> MATERIAL PROVIDED:
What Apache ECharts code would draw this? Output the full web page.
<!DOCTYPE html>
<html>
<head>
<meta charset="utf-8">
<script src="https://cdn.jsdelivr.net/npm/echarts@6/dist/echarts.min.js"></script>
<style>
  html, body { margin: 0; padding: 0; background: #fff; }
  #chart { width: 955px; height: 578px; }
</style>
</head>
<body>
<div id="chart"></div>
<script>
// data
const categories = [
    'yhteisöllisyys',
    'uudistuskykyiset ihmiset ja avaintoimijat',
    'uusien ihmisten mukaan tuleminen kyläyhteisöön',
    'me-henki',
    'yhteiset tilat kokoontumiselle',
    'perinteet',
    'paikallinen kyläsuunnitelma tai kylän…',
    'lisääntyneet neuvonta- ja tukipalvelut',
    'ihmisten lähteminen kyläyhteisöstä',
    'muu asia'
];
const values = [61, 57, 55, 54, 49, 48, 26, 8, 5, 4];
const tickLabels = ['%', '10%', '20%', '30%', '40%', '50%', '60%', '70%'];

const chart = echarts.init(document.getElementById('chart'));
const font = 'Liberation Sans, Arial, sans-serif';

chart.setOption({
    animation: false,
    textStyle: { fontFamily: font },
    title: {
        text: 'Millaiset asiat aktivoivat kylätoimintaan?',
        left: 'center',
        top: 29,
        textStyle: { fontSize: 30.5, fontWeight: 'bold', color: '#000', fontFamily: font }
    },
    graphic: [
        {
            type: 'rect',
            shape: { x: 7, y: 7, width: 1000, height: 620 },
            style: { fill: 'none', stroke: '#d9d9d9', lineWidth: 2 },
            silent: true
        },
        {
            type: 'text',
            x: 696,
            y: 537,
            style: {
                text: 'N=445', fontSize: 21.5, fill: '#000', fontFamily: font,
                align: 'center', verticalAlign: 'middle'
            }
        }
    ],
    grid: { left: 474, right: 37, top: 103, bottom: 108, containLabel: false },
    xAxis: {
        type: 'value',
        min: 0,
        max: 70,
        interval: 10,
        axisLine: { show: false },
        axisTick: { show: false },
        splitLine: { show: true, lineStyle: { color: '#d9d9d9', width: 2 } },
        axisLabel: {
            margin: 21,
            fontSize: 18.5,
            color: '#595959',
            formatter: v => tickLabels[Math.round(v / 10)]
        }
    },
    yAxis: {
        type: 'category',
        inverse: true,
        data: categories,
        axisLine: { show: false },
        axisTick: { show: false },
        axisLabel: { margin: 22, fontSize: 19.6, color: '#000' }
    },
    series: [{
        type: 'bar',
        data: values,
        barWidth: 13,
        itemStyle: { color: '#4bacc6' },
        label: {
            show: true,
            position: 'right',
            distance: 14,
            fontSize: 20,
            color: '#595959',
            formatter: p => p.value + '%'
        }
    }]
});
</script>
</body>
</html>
==
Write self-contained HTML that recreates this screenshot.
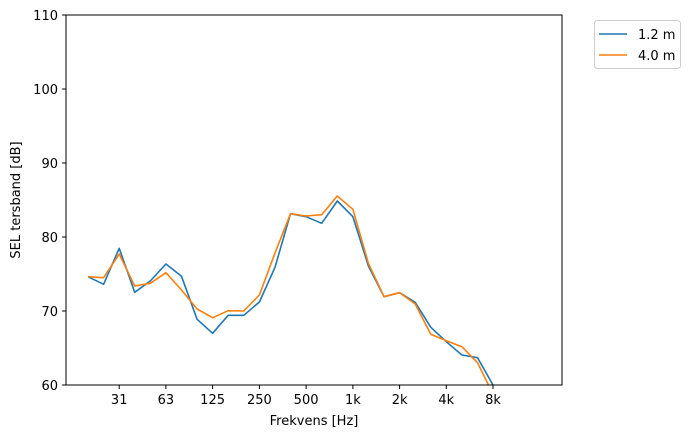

> DESCRIPTION OF THE TASK: Single out each line of the records above with the string "this" in it, and copy it.

> THE RESPONSE:
What Apache ECharts code would draw this? Output the full web page.
Write self-contained HTML that recreates this screenshot.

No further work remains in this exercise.